Saturday, January 31, 2015

trust and consequences

An hour from now, I'll be out of work. With the end of January, my employment at Imperial ends. At almost the same time, my five-year tenancy at North End Road is coming to an end. Getting my life into boxes turned out less difficult than I had feared. I don't have all that much stuff after all, despite the best efforts of my friends who kept giving me leaving presents.

Getting rid of furniture took a while but wasn't all that difficult either. Some things I put on Gumtree. People then called me and offered not only to pick them up from my flat but also reward me monetarily for the privilege. That was good, but it didn't work for everything. Other things I put on Freecycle. This community might be rather small, despite even me heaving heard about it. My shoe rack and my stereo rack were picked up by the same person, about a week apart. I wonder if she'll react to the ads I've posted just now.

Much to my relief, the most difficult sell wasn't the sofa I had brought over from France. It was already broken when I bought it second-hand nearly ten years ago and then almost broke Flucha's back when we hauled it up the stairs to my flat. I dreaded the effort of getting rid of it, but a couple who had just moved into a flat were happy to give me a hand and then drive off with Klippan to make their new home homelier.

My dining table, solid wood and with four matching chairs, was more persistent. The ad languished on Gumtree for a good week with no response. Then, today, there were two expressions of interest. Heather was quicker and definitely more eager. She called, asked for my bank details, and five minutes later an amount matching the asking price showed up in my account. In return, I gave her my address and told her when to pick up the set.

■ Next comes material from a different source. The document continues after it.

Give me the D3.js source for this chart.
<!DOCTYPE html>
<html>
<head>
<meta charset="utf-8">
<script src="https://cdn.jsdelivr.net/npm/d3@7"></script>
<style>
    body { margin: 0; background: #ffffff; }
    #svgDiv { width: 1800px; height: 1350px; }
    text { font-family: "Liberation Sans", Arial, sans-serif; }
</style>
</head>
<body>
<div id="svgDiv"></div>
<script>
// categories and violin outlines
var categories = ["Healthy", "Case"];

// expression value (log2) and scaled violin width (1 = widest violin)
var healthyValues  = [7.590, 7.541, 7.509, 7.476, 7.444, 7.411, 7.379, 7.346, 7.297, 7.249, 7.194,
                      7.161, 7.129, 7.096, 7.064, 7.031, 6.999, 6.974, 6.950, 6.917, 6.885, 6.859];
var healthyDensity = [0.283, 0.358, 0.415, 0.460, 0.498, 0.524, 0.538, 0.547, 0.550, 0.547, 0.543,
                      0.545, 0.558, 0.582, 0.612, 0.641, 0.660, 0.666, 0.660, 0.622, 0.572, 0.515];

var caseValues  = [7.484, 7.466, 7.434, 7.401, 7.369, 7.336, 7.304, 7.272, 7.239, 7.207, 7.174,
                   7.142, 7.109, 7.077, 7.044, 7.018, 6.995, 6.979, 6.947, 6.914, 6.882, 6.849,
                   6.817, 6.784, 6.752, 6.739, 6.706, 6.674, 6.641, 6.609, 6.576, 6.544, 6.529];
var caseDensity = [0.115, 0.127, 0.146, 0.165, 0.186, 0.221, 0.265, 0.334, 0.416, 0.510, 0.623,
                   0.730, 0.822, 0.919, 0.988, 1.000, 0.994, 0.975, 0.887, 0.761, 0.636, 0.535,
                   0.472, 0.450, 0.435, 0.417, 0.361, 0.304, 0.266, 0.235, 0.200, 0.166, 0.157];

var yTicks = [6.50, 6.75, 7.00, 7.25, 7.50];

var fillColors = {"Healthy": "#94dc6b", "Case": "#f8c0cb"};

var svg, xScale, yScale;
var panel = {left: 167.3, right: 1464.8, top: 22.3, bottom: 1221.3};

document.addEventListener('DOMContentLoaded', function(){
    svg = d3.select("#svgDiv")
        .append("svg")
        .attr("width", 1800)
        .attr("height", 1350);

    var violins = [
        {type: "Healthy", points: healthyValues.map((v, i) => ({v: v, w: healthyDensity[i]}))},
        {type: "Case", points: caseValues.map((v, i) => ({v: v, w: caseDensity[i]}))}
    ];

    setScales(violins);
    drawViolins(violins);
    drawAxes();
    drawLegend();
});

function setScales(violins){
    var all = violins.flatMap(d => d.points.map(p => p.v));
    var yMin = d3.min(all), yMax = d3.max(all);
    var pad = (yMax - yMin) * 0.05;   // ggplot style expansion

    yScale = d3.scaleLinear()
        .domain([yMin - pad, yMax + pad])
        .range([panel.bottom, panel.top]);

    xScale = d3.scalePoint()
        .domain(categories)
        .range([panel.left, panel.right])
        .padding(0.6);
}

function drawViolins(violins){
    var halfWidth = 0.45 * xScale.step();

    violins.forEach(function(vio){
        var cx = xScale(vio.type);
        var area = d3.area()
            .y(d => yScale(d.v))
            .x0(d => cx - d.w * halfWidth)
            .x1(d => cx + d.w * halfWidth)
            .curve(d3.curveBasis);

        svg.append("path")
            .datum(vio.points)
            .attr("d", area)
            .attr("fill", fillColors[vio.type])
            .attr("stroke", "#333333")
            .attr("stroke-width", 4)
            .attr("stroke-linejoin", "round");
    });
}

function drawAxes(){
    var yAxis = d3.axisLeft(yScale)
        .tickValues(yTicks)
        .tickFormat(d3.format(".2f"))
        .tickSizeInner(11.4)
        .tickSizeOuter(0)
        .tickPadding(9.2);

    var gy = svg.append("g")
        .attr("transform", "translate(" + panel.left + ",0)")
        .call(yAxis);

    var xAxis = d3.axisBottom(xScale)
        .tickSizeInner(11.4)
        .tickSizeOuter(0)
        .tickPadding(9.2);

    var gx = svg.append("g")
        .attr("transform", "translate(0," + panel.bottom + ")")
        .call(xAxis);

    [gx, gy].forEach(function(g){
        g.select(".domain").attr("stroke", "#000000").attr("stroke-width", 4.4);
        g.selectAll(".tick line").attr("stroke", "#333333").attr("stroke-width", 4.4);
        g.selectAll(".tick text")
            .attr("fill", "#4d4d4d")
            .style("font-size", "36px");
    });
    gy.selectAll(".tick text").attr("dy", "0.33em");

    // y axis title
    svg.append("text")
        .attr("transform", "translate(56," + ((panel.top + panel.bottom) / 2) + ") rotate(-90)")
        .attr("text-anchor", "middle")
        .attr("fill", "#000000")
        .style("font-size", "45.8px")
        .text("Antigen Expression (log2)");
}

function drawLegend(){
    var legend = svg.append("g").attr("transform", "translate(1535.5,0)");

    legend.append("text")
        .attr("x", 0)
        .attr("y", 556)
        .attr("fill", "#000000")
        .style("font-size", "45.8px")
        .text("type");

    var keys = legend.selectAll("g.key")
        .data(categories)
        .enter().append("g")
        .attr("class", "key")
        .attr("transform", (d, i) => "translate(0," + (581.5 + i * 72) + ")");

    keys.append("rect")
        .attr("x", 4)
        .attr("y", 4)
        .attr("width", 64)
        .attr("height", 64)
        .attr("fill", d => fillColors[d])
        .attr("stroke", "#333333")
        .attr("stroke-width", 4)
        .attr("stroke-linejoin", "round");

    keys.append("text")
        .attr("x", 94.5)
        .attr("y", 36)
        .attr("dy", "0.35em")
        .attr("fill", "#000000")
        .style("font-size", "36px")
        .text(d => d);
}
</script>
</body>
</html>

The speed of the banking transaction should be enough to take my breath away, but what really stunned me was the trust this woman put in me. On Ebay, at least there's feedback. You can have some confidence that the person behind the ad is legitimate. With Gumtree, there's absolutely nothing. I could be a complete scam. There might be no table, or at least not at the address I gave.

And yet, this woman was ready to part with her money on nothing more than a phone conversation, nothing more than my word, essentially. In times when religiously confused nutters rampage through Paris to fight the pen with guns, it's most comforting to know that civilization has not died. Maybe I should buy Heather chocolates for being such a good neighbor.